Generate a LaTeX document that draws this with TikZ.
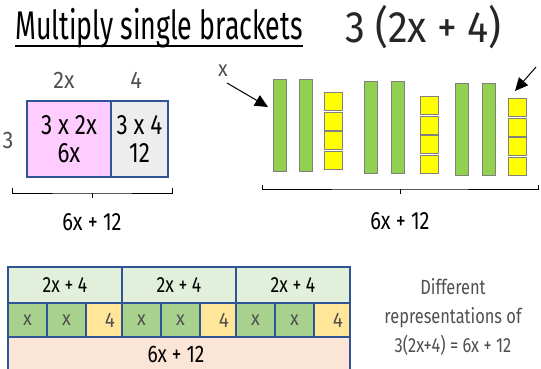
\documentclass[tikz,border=0pt]{standalone}
\usepackage{fontspec}
\setmainfont{Fira Sans}
\newfontfamily\handt[FakeStretch=0.67]{Fira Sans}
\newfontfamily\hand[FakeStretch=0.8]{Fira Sans}
\newfontfamily\handw[FakeStretch=0.9]{Fira Sans}
\usetikzlibrary{arrows.meta}
\definecolor{bblue}{HTML}{2F5597}
\definecolor{pinkc}{HTML}{FFCCFF}
\definecolor{grayc}{HTML}{EDEDED}
\definecolor{barg}{HTML}{92D050}
\definecolor{sqy}{HTML}{FFFF00}
\definecolor{lgreen}{HTML}{E2EFDA}
\definecolor{mgreen}{HTML}{A9D18E}
\definecolor{lyel}{HTML}{FFE699}
\definecolor{peach}{HTML}{FBE5D6}
\definecolor{txtg}{HTML}{505050}
\tikzset{
  cell/.style={draw=bblue, line width=1.6pt, inner sep=0pt, outer sep=0pt, anchor=north west},
  bar/.style={draw=gray, fill=barg, line width=0.9pt, inner sep=0pt, anchor=north west, minimum width=13, minimum height=92},
  sq/.style={draw=gray, fill=sqy, line width=0.9pt, inner sep=0pt, anchor=north west, minimum width=18, minimum height=18},
  brace/.style={line width=1pt, black},
  pt/.style={-{Triangle[length=13pt,width=12pt]}, line width=1pt},
  big/.style={font=\hand\fontsize{28}{28}\selectfont, align=center},
  mid/.style={font=\hand\fontsize{25}{28}\selectfont},
  lab/.style={font=\handw\fontsize{24}{26}\selectfont, text=txtg},
  toprow/.style={cell, fill=lgreen, minimum width=114, minimum height=36, font=\hand\fontsize{22}{24}\selectfont},
  xcell/.style={cell, fill=mgreen, minimum width=39, minimum height=34, font=\handw\fontsize{20}{22}\selectfont, text=txtg},
  fcell/.style={cell, fill=lyel, minimum width=36, minimum height=34, font=\handw\fontsize{21}{24}\selectfont, text=txtg},
}
\begin{document}
\begin{tikzpicture}[x=1pt,y=-1pt]
\useasboundingbox (0,0) rectangle (541,369);
\fill[white] (0,0) rectangle (541,369);
% title
\node[anchor=base west, inner sep=0pt, font=\handt\fontsize{40}{40}\selectfont] (title) at (15,40) {Multiply single brackets};
\draw[line width=1.6pt] ([yshift=-6pt]title.base west) -- ([yshift=-6pt]title.base east);
\node[anchor=base west, inner sep=0pt, font=\handw\fontsize{44}{44}\selectfont, text=black!85] (expr) at (345,43) {3 (2x + 4)};
% area model
\node[cell, fill=pinkc, minimum width=84, minimum height=76] (pink) at (27,101) {};
\node[cell, fill=grayc, minimum width=57, minimum height=76] (gray) at (111,101) {};
\node[big] (ptext) at (pink.center) {3 x 2x\\6x};
\node[big] (gtext) at (gray.center) {3 x 4\\12};
\node[lab] (l2x) at (64,80) {2x};
\node[lab] (l4) at (136,80) {4};
\node[lab] (l3) at (8,140) {3};
\coordinate (bl1) at (12,188);
\coordinate (bl2) at (172,188);
\coordinate (bm) at (92,193);
\draw[brace] (bl1) |- (bm) -| (bl2);
\draw[brace] (bm) -- ++(0,5);
\node[mid] (res1) at (92,222) {6x + 12};
% tiles
\node[bar] (g1) at (273,79) {};
\node[bar] (g2) at (299,79) {};
\foreach \i in {0,1,2,3} \node[sq] (y1\i) at (324,92+\i*19.5) {};
\node[bar] (g3) at (364,81) {};
\node[bar] (g4) at (391,81) {};
\foreach \i in {0,1,2,3} \node[sq] (y2\i) at (420,96+\i*19.5) {};
\node[bar] (g5) at (455,83) {};
\node[bar] (g6) at (482,83) {};
\foreach \i in {0,1,2,3} \node[sq] (y3\i) at (508,98+\i*19.5) {};
\node[font=\handw\fontsize{22}{24}\selectfont, text=txtg] (xl) at (223,71) {x};
\coordinate (a1s) at (227,83);
\coordinate (a1e) at (268,107);
\draw[pt] (a1s) -- (a1e);
\coordinate (a2s) at (536,67);
\coordinate (a2e) at (515,91);
\draw[pt] (a2s) -- (a2e);
\coordinate (br1) at (262,185);
\coordinate (br2) at (538,185);
\coordinate (brm) at (400,189);
\draw[brace] (br1) |- (brm) -| (br2);
\draw[brace] (brm) -- ++(0,5);
\node[mid] (res2) at (400,221) {6x + 12};
% bar model
\node[toprow] (t1) at (8,267) {2x + 4};
\node[toprow] (t2) at (122,267) {2x + 4};
\node[toprow] (t3) at (236,267) {2x + 4};
\foreach \k/\x in {0/8,1/122,2/236} {
  \node[xcell] (m\k a) at (\x,303) {x};
  \node[xcell] (m\k b) at (\x+39,303) {x};
  \node[fcell] (m\k c) at (\x+78,303) {\hspace*{12pt}4};
}
\node[cell, fill=peach, minimum width=342, minimum height=40] (bot) at (8,337) {};
\node[font=\hand\fontsize{24}{26}\selectfont] (res3) at (176,354) {6x + 12};
% caption
\node[font=\hand\fontsize{20.5}{29}\selectfont, text=txtg, align=center] (cap) at (453,317) {Different\\representations of\\3(2x+4) = 6x + 12};
\end{tikzpicture}
\end{document}
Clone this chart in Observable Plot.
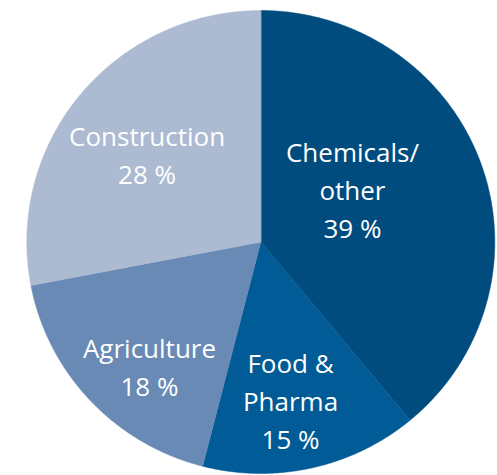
<!DOCTYPE html>
<html>
<head>
<meta charset="utf-8">
<script src="https://cdn.jsdelivr.net/npm/d3@7"></script>
<script src="https://cdn.jsdelivr.net/npm/@observablehq/plot@0.6"></script>
<style>
  html, body { margin: 0; padding: 0; background: #ffffff; }
  #chart svg { display: block; }
</style>
</head>
<body>
<div id="chart"></div>
<script>
// ---- data ----
const categories = ["Chemicals/\nother", "Food &\nPharma", "Agriculture", "Construction"];
const shares = [39, 15, 18, 28];
const shareLabels = ["39 %", "15 %", "18 %", "28 %"];

// ---- styling / layout (not data) ----
const palette = ["#004c7e", "#005b96", "#698ab5", "#acbad2"];
// label placement: fraction of radius and angular shift (degrees) from slice mid-angle
const labelRadius = [0.457, 0.691, 0.713, 0.621];
const labelShift = [-11.2, 2.0, -4.95, -1.1];
// pie frame (slightly elliptical like the reference)
const pie = {cx: 260.3, cy: 241.5, rx: 234, ry: 231.5};

const arcs = d3.pie().sort(null).value(d => d)(shares);
const pt = a => [Math.sin(a), -Math.cos(a)];

const slices = arcs.map((a, i) => {
  const ring = [[0, 0]];
  const n = Math.max(2, Math.ceil((a.endAngle - a.startAngle) / (Math.PI / 720)));
  for (let k = 0; k <= n; k++) ring.push(pt(a.startAngle + (a.endAngle - a.startAngle) * k / n));
  ring.push([0, 0]);
  return {type: "Feature", properties: {name: categories[i], color: palette[i]}, geometry: {type: "Polygon", coordinates: [ring]}};
});

const labels = arcs.map((a, i) => {
  const mid = (a.startAngle + a.endAngle) / 2 + labelShift[i] * Math.PI / 180;
  const [x, y] = pt(mid).map(v => v * labelRadius[i]);
  return {x, y, text: categories[i] + "\n" + shareLabels[i]};
});

const ellipse = d3.geoTransform({
  point(x, y) { this.stream.point(pie.cx + pie.rx * x, pie.cy + pie.ry * y); }
});

const chart = Plot.plot({
  width: 497,
  height: 475,
  margin: 0,
  projection: ellipse,
  marks: [
    Plot.geo(slices, {fill: d => d.properties.color, stroke: d => d.properties.color, strokeWidth: 0.5}),
    Plot.text(labels, {
      x: "x", y: "y", text: "text",
      fill: "white",
      fontSize: 26,
      fontFamily: "Open Sans",
      lineHeight: 1.46,
      textAnchor: "middle",
      lineAnchor: "middle"
    })
  ]
});
document.getElementById("chart").appendChild(chart);
</script>
</body>
</html>
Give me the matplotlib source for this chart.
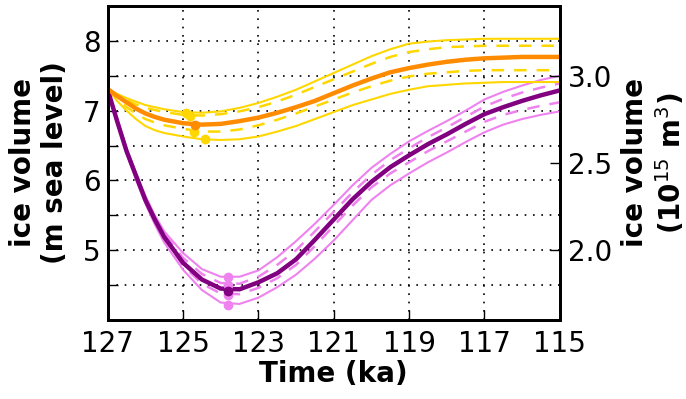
import matplotlib
matplotlib.use("Agg")
import matplotlib.pyplot as plt
import numpy as np

# time axis (ka)
time = [127, 126.75, 126.5, 126.25, 126, 125.75, 125.5, 125, 124.5, 124, 123.5, 123, 122.5,
        122, 121.5, 121, 120.5, 120, 119.5, 119, 118.5, 118, 117.5, 117, 116.5, 116, 115.5, 115]

# purple group (m sea level)
purple_mid = [7.30, 6.85, 6.42, 6.07, 5.72, 5.44, 5.19, 4.82, 4.58, 4.45, 4.44, 4.54, 4.67,
              4.87, 5.15, 5.44, 5.73, 5.98, 6.19, 6.36, 6.52, 6.66, 6.81, 6.95, 7.05, 7.14, 7.22, 7.29]
purple_hi = [7.31, 6.88, 6.46, 6.10, 5.78, 5.50, 5.27, 4.96, 4.73, 4.62, 4.62, 4.71, 4.90,
             5.13, 5.38, 5.65, 5.93, 6.18, 6.38, 6.56, 6.71, 6.85, 7.00, 7.16, 7.27, 7.36, 7.44, 7.50]
purple_lo = [7.31, 6.84, 6.39, 6.01, 5.67, 5.37, 5.11, 4.72, 4.43, 4.25, 4.23, 4.32, 4.47,
             4.65, 4.88, 5.14, 5.43, 5.72, 5.93, 6.10, 6.26, 6.40, 6.55, 6.69, 6.80, 6.88, 6.94, 6.99]
purple_hi_d = [7.31, 6.87, 6.44, 6.09, 5.75, 5.48, 5.24, 4.89, 4.66, 4.53, 4.52, 4.62, 4.79,
               5.00, 5.27, 5.55, 5.83, 6.08, 6.29, 6.46, 6.62, 6.76, 6.91, 7.06, 7.17, 7.26, 7.33, 7.39]
purple_lo_d = [7.31, 6.85, 6.40, 6.03, 5.70, 5.41, 5.16, 4.78, 4.52, 4.38, 4.37, 4.46, 4.60,
               4.79, 5.06, 5.35, 5.64, 5.90, 6.10, 6.26, 6.42, 6.56, 6.70, 6.84, 6.94, 7.01, 7.07, 7.12]

# orange group (m sea level)
orange_mid = [7.31, 7.21, 7.12, 7.03, 6.96, 6.91, 6.87, 6.82, 6.80, 6.81, 6.85, 6.90, 6.97,
              7.05, 7.14, 7.25, 7.36, 7.46, 7.55, 7.61, 7.66, 7.70, 7.73, 7.75, 7.76, 7.77, 7.77, 7.77]
gold_hi = [7.31, 7.24, 7.18, 7.13, 7.08, 7.05, 7.02, 6.98, 6.97, 6.99, 7.04, 7.11, 7.20,
           7.30, 7.42, 7.54, 7.66, 7.78, 7.88, 7.96, 7.99, 8.01, 8.02, 8.03, 8.03, 8.03, 8.03, 8.03]
gold_lo = [7.31, 7.14, 7.00, 6.88, 6.78, 6.72, 6.68, 6.63, 6.59, 6.58, 6.59, 6.63, 6.70,
           6.78, 6.88, 6.98, 7.08, 7.16, 7.24, 7.30, 7.35, 7.37, 7.39, 7.40, 7.41, 7.41, 7.41, 7.41]
gold_hi_d = [7.31, 7.22, 7.15, 7.09, 7.04, 7.01, 6.98, 6.94, 6.93, 6.95, 6.99, 7.05, 7.13,
             7.23, 7.34, 7.45, 7.56, 7.67, 7.77, 7.84, 7.88, 7.91, 7.92, 7.93, 7.93, 7.93, 7.93, 7.93]
gold_lo_d = [7.31, 7.17, 7.05, 6.96, 6.88, 6.83, 6.79, 6.74, 6.70, 6.70, 6.73, 6.79, 6.87,
             6.96, 7.06, 7.16, 7.26, 7.35, 7.43, 7.49, 7.53, 7.55, 7.57, 7.58, 7.58, 7.58, 7.58, 7.58]

# minima markers
purple_min_t = [123.8, 123.8, 123.8, 123.8]
purple_min_v = [4.61, 4.50, 4.36, 4.22]
purple_mid_min_t = [123.8]
purple_mid_min_v = [4.42]
gold_min_t = [124.93, 124.82, 124.72, 124.42]
gold_min_v = [6.97, 6.93, 6.70, 6.59]
orange_min_t = [124.69]
orange_min_v = [6.80]

x_ticks = [127, 125, 123, 121, 119, 117, 115]
y_ticks = [4.5, 5.0, 5.5, 6.0, 6.5, 7.0, 7.5, 8.0]
y_tick_labels = ["", "5", "", "6", "", "7", "", "8"]
y2_ticks = [2.0, 2.5, 3.0]
y2_tick_labels = ["2.0", "2.5", "3.0"]
conv = 0.4  # m sea level -> 10^15 m^3

plt.rcParams['font.family'] = 'DejaVu Sans'
fig = plt.figure(figsize=(6.86, 3.99), dpi=100)
ax = fig.add_axes([0.157, 0.198, 0.659, 0.787])

dash = (0, (5, 4))
for y, ls, lw in [(purple_hi, '-', 1.5), (purple_lo, '-', 1.5),
                  (purple_hi_d, dash, 1.8), (purple_lo_d, dash, 1.8)]:
    ax.plot(time, y, color='violet', linestyle=ls, linewidth=lw, zorder=3)
ax.plot(time, purple_mid, color='purple', linewidth=3.2, zorder=4)
ax.plot(purple_min_t, purple_min_v, 'o', color='violet', markersize=6, zorder=5)
ax.plot(purple_mid_min_t, purple_mid_min_v, 'o', color='purple', markersize=6, zorder=5)

for y, ls, lw in [(gold_hi, '-', 1.5), (gold_lo, '-', 1.5),
                  (gold_hi_d, dash, 1.8), (gold_lo_d, dash, 1.8)]:
    ax.plot(time, y, color='gold', linestyle=ls, linewidth=lw, zorder=3)
ax.plot(time, orange_mid, color='darkorange', linewidth=3.2, zorder=4)
ax.plot(gold_min_t, gold_min_v, 'o', color='gold', markersize=6, zorder=5)
ax.plot(orange_min_t, orange_min_v, 'o', color='darkorange', markersize=6, zorder=5)

ax.set_xlim(127, 115)
ax.set_ylim(4.0, 8.5)
ax.set_xticks(x_ticks)
ax.set_xticklabels([str(t) for t in x_ticks])
ax.set_yticks(y_ticks)
ax.set_yticklabels(y_tick_labels)
ax.grid(True, color='k', linestyle=(0, (1, 4)), linewidth=1.2)
ax.tick_params(direction='in', length=7, width=1, labelsize=20)
ax.tick_params(axis='x', pad=7)
ax.tick_params(axis='y', pad=5)
for s in ax.spines.values():
    s.set_linewidth(2)

ax.set_xlabel("Time (ka)", fontsize=20, fontweight='bold', labelpad=2)
ax.set_ylabel("ice volume\n(m sea level)", fontsize=20, fontweight='bold', labelpad=10)

ax2 = ax.twinx()
ax2.set_ylim(4.0 * conv, 8.5 * conv)
ax2.set_yticks(y2_ticks)
ax2.set_yticklabels(y2_tick_labels)
ax2.tick_params(direction='in', length=7, width=1, labelsize=20, pad=6)
for s in ax2.spines.values():
    s.set_linewidth(2)
ax2.set_ylabel("ice volume\n(10$^{15}$ m$^3$)", fontsize=20, fontweight='bold', labelpad=6)

fig.savefig("out.png", dpi=100)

======

--- EXERCISE OBJECTIVE ---
Repeat exactly the lines above, from the line that contains "Give me the matplotlib source for this chart." down through the line that contains "7.01, 7.07, 7.12]". Include both of those lines and none of the pictures.

--- RESULT BELOW ---
Give me the matplotlib source for this chart.
import matplotlib
matplotlib.use("Agg")
import matplotlib.pyplot as plt
import numpy as np

# time axis (ka)
time = [127, 126.75, 126.5, 126.25, 126, 125.75, 125.5, 125, 124.5, 124, 123.5, 123, 122.5,
        122, 121.5, 121, 120.5, 120, 119.5, 119, 118.5, 118, 117.5, 117, 116.5, 116, 115.5, 115]

# purple group (m sea level)
purple_mid = [7.30, 6.85, 6.42, 6.07, 5.72, 5.44, 5.19, 4.82, 4.58, 4.45, 4.44, 4.54, 4.67,
              4.87, 5.15, 5.44, 5.73, 5.98, 6.19, 6.36, 6.52, 6.66, 6.81, 6.95, 7.05, 7.14, 7.22, 7.29]
purple_hi = [7.31, 6.88, 6.46, 6.10, 5.78, 5.50, 5.27, 4.96, 4.73, 4.62, 4.62, 4.71, 4.90,
             5.13, 5.38, 5.65, 5.93, 6.18, 6.38, 6.56, 6.71, 6.85, 7.00, 7.16, 7.27, 7.36, 7.44, 7.50]
purple_lo = [7.31, 6.84, 6.39, 6.01, 5.67, 5.37, 5.11, 4.72, 4.43, 4.25, 4.23, 4.32, 4.47,
             4.65, 4.88, 5.14, 5.43, 5.72, 5.93, 6.10, 6.26, 6.40, 6.55, 6.69, 6.80, 6.88, 6.94, 6.99]
purple_hi_d = [7.31, 6.87, 6.44, 6.09, 5.75, 5.48, 5.24, 4.89, 4.66, 4.53, 4.52, 4.62, 4.79,
               5.00, 5.27, 5.55, 5.83, 6.08, 6.29, 6.46, 6.62, 6.76, 6.91, 7.06, 7.17, 7.26, 7.33, 7.39]
purple_lo_d = [7.31, 6.85, 6.40, 6.03, 5.70, 5.41, 5.16, 4.78, 4.52, 4.38, 4.37, 4.46, 4.60,
               4.79, 5.06, 5.35, 5.64, 5.90, 6.10, 6.26, 6.42, 6.56, 6.70, 6.84, 6.94, 7.01, 7.07, 7.12]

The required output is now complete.